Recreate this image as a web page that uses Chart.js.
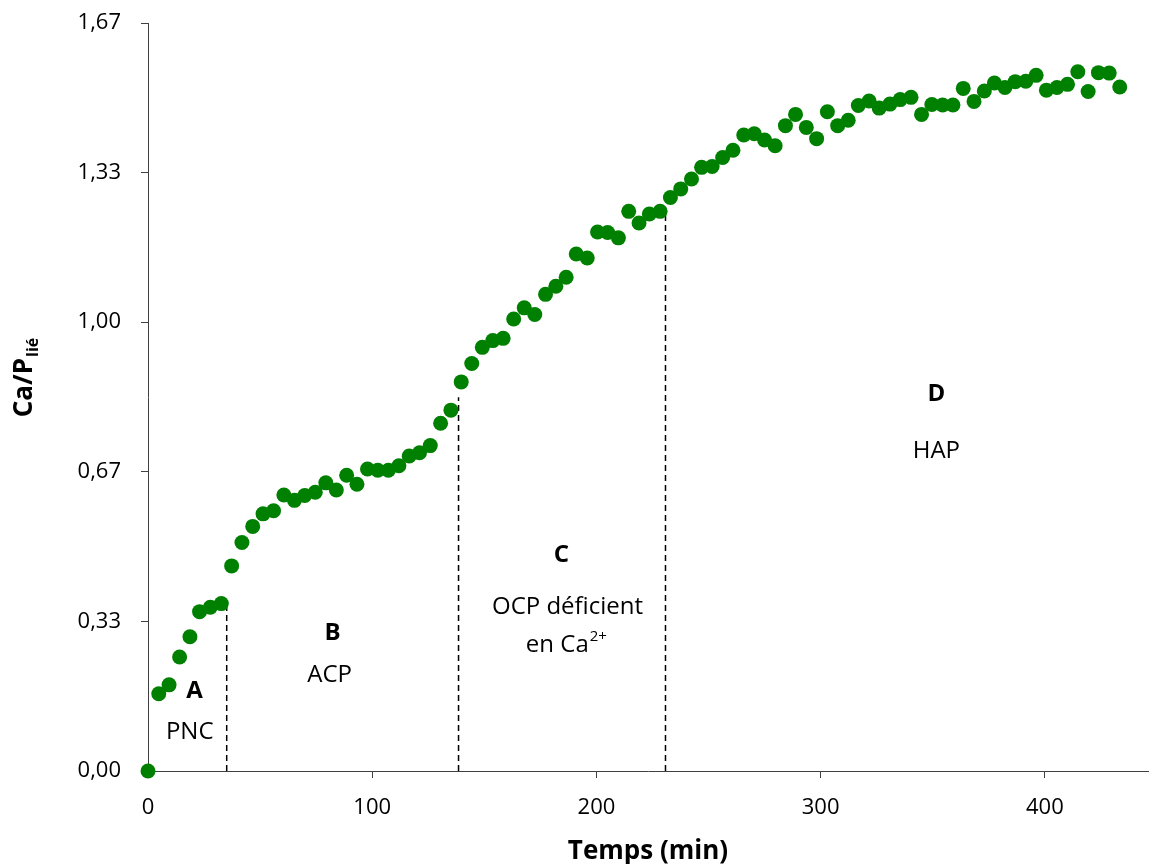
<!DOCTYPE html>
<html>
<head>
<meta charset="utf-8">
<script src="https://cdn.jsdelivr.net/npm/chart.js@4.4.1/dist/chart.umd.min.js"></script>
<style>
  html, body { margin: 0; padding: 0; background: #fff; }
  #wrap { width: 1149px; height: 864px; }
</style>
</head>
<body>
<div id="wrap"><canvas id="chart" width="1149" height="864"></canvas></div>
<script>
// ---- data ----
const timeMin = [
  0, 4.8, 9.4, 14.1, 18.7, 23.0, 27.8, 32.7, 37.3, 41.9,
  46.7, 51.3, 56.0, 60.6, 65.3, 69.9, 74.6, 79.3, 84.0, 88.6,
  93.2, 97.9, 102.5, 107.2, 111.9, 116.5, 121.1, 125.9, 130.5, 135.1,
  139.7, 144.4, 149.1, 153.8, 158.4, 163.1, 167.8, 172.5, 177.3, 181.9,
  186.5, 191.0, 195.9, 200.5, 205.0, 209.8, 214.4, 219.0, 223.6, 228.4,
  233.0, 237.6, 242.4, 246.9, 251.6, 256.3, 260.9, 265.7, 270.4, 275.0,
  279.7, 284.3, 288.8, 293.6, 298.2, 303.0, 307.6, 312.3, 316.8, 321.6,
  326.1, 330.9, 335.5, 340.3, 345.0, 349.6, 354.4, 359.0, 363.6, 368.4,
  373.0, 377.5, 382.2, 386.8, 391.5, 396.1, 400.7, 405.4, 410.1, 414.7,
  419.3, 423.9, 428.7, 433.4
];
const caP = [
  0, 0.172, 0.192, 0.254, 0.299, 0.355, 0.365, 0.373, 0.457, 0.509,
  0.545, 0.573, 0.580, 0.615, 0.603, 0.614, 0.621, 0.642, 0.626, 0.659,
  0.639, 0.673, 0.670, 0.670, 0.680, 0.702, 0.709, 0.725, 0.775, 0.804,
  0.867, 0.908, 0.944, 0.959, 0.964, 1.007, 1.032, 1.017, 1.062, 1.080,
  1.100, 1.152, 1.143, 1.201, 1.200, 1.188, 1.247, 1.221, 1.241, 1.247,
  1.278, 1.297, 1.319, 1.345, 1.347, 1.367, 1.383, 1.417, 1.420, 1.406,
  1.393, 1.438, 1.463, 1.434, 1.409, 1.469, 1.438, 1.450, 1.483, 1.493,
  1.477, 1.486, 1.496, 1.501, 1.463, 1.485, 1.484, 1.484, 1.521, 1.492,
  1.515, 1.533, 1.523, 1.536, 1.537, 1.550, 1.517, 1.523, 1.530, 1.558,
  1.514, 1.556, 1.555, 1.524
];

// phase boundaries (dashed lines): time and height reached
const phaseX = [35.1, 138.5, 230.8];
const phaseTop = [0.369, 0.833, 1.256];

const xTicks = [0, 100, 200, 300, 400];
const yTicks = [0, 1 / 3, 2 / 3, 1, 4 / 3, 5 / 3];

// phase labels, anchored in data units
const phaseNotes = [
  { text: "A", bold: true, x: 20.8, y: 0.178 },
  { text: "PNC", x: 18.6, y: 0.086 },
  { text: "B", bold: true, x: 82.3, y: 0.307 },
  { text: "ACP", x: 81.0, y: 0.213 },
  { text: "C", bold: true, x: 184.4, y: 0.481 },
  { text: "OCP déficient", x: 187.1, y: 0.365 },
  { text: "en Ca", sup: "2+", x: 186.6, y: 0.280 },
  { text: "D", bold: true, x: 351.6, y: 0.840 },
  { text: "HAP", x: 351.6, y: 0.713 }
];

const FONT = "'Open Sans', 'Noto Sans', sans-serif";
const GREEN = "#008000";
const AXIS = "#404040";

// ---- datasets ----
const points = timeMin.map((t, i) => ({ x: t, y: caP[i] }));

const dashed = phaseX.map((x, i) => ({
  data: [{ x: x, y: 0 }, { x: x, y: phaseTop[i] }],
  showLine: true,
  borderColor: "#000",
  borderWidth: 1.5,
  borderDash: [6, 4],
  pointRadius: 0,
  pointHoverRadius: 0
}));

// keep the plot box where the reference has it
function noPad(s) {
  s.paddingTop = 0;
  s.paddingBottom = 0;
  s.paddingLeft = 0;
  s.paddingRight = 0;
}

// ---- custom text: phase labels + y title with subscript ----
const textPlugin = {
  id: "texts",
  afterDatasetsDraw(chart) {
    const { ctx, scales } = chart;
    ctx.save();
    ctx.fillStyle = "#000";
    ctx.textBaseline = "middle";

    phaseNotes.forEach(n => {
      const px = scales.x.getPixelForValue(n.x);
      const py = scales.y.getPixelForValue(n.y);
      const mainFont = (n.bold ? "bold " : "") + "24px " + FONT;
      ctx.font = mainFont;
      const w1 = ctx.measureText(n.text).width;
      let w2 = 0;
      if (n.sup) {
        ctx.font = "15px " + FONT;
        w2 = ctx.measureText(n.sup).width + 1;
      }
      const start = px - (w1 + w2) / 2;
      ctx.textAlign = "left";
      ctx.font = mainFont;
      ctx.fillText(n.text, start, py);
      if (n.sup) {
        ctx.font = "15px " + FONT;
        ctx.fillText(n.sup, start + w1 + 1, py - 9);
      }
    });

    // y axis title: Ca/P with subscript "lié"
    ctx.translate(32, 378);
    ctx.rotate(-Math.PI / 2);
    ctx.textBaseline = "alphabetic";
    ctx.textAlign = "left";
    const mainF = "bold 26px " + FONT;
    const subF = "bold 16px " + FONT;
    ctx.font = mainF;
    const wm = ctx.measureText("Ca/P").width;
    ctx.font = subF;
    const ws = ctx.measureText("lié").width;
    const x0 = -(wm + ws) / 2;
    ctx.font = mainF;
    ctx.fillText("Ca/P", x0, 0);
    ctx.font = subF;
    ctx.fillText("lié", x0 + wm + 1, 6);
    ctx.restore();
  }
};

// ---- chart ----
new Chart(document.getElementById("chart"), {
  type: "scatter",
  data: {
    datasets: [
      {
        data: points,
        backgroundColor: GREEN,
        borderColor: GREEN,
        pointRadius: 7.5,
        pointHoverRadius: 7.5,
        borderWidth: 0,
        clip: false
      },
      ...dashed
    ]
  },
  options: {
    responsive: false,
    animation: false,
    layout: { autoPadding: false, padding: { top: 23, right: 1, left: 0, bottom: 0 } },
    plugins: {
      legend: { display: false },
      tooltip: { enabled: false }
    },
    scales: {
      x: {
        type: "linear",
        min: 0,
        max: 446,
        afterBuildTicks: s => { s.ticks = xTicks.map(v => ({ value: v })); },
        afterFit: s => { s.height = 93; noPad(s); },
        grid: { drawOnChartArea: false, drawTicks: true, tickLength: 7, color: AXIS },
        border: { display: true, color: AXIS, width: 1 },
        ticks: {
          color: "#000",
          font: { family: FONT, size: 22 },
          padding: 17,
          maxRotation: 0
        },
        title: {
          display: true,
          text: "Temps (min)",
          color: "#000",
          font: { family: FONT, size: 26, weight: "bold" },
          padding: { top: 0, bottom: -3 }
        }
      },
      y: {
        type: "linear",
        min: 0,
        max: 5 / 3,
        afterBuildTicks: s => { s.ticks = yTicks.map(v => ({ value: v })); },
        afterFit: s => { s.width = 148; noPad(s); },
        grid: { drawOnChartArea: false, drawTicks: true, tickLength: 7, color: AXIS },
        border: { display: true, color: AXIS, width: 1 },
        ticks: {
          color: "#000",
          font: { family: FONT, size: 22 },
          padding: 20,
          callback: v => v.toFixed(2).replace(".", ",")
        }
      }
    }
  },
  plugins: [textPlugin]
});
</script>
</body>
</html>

....

» **Set problem**: Repeat the full listing above exactly, with no pictures in the copy.

» **Result of this task**:
Recreate this image as a web page that uses Chart.js.
<!DOCTYPE html>
<html>
<head>
<meta charset="utf-8">
<script src="https://cdn.jsdelivr.net/npm/chart.js@4.4.1/dist/chart.umd.min.js"></script>
<style>
  html, body { margin: 0; padding: 0; background: #fff; }
  #wrap { width: 1149px; height: 864px; }
</style>
</head>
<body>
<div id="wrap"><canvas id="chart" width="1149" height="864"></canvas></div>
<script>
// ---- data ----
const timeMin = [
  0, 4.8, 9.4, 14.1, 18.7, 23.0, 27.8, 32.7, 37.3, 41.9,
  46.7, 51.3, 56.0, 60.6, 65.3, 69.9, 74.6, 79.3, 84.0, 88.6,
  93.2, 97.9, 102.5, 107.2, 111.9, 116.5, 121.1, 125.9, 130.5, 135.1,
  139.7, 144.4, 149.1, 153.8, 158.4, 163.1, 167.8, 172.5, 177.3, 181.9,
  186.5, 191.0, 195.9, 200.5, 205.0, 209.8, 214.4, 219.0, 223.6, 228.4,
  233.0, 237.6, 242.4, 246.9, 251.6, 256.3, 260.9, 265.7, 270.4, 275.0,
  279.7, 284.3, 288.8, 293.6, 298.2, 303.0, 307.6, 312.3, 316.8, 321.6,
  326.1, 330.9, 335.5, 340.3, 345.0, 349.6, 354.4, 359.0, 363.6, 368.4,
  373.0, 377.5, 382.2, 386.8, 391.5, 396.1, 400.7, 405.4, 410.1, 414.7,
  419.3, 423.9, 428.7, 433.4
];
const caP = [
  0, 0.172, 0.192, 0.254, 0.299, 0.355, 0.365, 0.373, 0.457, 0.509,
  0.545, 0.573, 0.580, 0.615, 0.603, 0.614, 0.621, 0.642, 0.626, 0.659,
  0.639, 0.673, 0.670, 0.670, 0.680, 0.702, 0.709, 0.725, 0.775, 0.804,
  0.867, 0.908, 0.944, 0.959, 0.964, 1.007, 1.032, 1.017, 1.062, 1.080,
  1.100, 1.152, 1.143, 1.201, 1.200, 1.188, 1.247, 1.221, 1.241, 1.247,
  1.278, 1.297, 1.319, 1.345, 1.347, 1.367, 1.383, 1.417, 1.420, 1.406,
  1.393, 1.438, 1.463, 1.434, 1.409, 1.469, 1.438, 1.450, 1.483, 1.493,
  1.477, 1.486, 1.496, 1.501, 1.463, 1.485, 1.484, 1.484, 1.521, 1.492,
  1.515, 1.533, 1.523, 1.536, 1.537, 1.550, 1.517, 1.523, 1.530, 1.558,
  1.514, 1.556, 1.555, 1.524
];

// phase boundaries (dashed lines): time and height reached
const phaseX = [35.1, 138.5, 230.8];
const phaseTop = [0.369, 0.833, 1.256];

const xTicks = [0, 100, 200, 300, 400];
const yTicks = [0, 1 / 3, 2 / 3, 1, 4 / 3, 5 / 3];

// phase labels, anchored in data units
const phaseNotes = [
  { text: "A", bold: true, x: 20.8, y: 0.178 },
  { text: "PNC", x: 18.6, y: 0.086 },
  { text: "B", bold: true, x: 82.3, y: 0.307 },
  { text: "ACP", x: 81.0, y: 0.213 },
  { text: "C", bold: true, x: 184.4, y: 0.481 },
  { text: "OCP déficient", x: 187.1, y: 0.365 },
  { text: "en Ca", sup: "2+", x: 186.6, y: 0.280 },
  { text: "D", bold: true, x: 351.6, y: 0.840 },
  { text: "HAP", x: 351.6, y: 0.713 }
];

const FONT = "'Open Sans', 'Noto Sans', sans-serif";
const GREEN = "#008000";
const AXIS = "#404040";

// ---- datasets ----
const points = timeMin.map((t, i) => ({ x: t, y: caP[i] }));

const dashed = phaseX.map((x, i) => ({
  data: [{ x: x, y: 0 }, { x: x, y: phaseTop[i] }],
  showLine: true,
  borderColor: "#000",
  borderWidth: 1.5,
  borderDash: [6, 4],
  pointRadius: 0,
  pointHoverRadius: 0
}));

// keep the plot box where the reference has it
function noPad(s) {
  s.paddingTop = 0;
  s.paddingBottom = 0;
  s.paddingLeft = 0;
  s.paddingRight = 0;
}

// ---- custom text: phase labels + y title with subscript ----
const textPlugin = {
  id: "texts",
  afterDatasetsDraw(chart) {
    const { ctx, scales } = chart;
    ctx.save();
    ctx.fillStyle = "#000";
    ctx.textBaseline = "middle";

    phaseNotes.forEach(n => {
      const px = scales.x.getPixelForValue(n.x);
      const py = scales.y.getPixelForValue(n.y);
      const mainFont = (n.bold ? "bold " : "") + "24px " + FONT;
      ctx.font = mainFont;
      const w1 = ctx.measureText(n.text).width;
      let w2 = 0;
      if (n.sup) {
        ctx.font = "15px " + FONT;
        w2 = ctx.measureText(n.sup).width + 1;
      }
      const start = px - (w1 + w2) / 2;
      ctx.textAlign = "left";
      ctx.font = mainFont;
      ctx.fillText(n.text, start, py);
      if (n.sup) {
        ctx.font = "15px " + FONT;
        ctx.fillText(n.sup, start + w1 + 1, py - 9);
      }
    });

    // y axis title: Ca/P with subscript "lié"
    ctx.translate(32, 378);
    ctx.rotate(-Math.PI / 2);
    ctx.textBaseline = "alphabetic";
    ctx.textAlign = "left";
    const mainF = "bold 26px " + FONT;
    const subF = "bold 16px " + FONT;
    ctx.font = mainF;
    const wm = ctx.measureText("Ca/P").width;
    ctx.font = subF;
    const ws = ctx.measureText("lié").width;
    const x0 = -(wm + ws) / 2;
    ctx.font = mainF;
    ctx.fillText("Ca/P", x0, 0);
    ctx.font = subF;
    ctx.fillText("lié", x0 + wm + 1, 6);
    ctx.restore();
  }
};

// ---- chart ----
new Chart(document.getElementById("chart"), {
  type: "scatter",
  data: {
    datasets: [
      {
        data: points,
        backgroundColor: GREEN,
        borderColor: GREEN,
        pointRadius: 7.5,
        pointHoverRadius: 7.5,
        borderWidth: 0,
        clip: false
      },
      ...dashed
    ]
  },
  options: {
    responsive: false,
    animation: false,
    layout: { autoPadding: false, padding: { top: 23, right: 1, left: 0, bottom: 0 } },
    plugins: {
      legend: { display: false },
      tooltip: { enabled: false }
    },
    scales: {
      x: {
        type: "linear",
        min: 0,
        max: 446,
        afterBuildTicks: s => { s.ticks = xTicks.map(v => ({ value: v })); },
        afterFit: s => { s.height = 93; noPad(s); },
        grid: { drawOnChartArea: false, drawTicks: true, tickLength: 7, color: AXIS },
        border: { display: true, color: AXIS, width: 1 },
        ticks: {
          color: "#000",
          font: { family: FONT, size: 22 },
          padding: 17,
          maxRotation: 0
        },
        title: {
          display: true,
          text: "Temps (min)",
          color: "#000",
          font: { family: FONT, size: 26, weight: "bold" },
          padding: { top: 0, bottom: -3 }
        }
      },
      y: {
        type: "linear",
        min: 0,
        max: 5 / 3,
        afterBuildTicks: s => { s.ticks = yTicks.map(v => ({ value: v })); },
        afterFit: s => { s.width = 148; noPad(s); },
        grid: { drawOnChartArea: false, drawTicks: true, tickLength: 7, color: AXIS },
        border: { display: true, color: AXIS, width: 1 },
        ticks: {
          color: "#000",
          font: { family: FONT, size: 22 },
          padding: 20,
          callback: v => v.toFixed(2).replace(".", ",")
        }
      }
    }
  },
  plugins: [textPlugin]
});
</script>
</body>
</html>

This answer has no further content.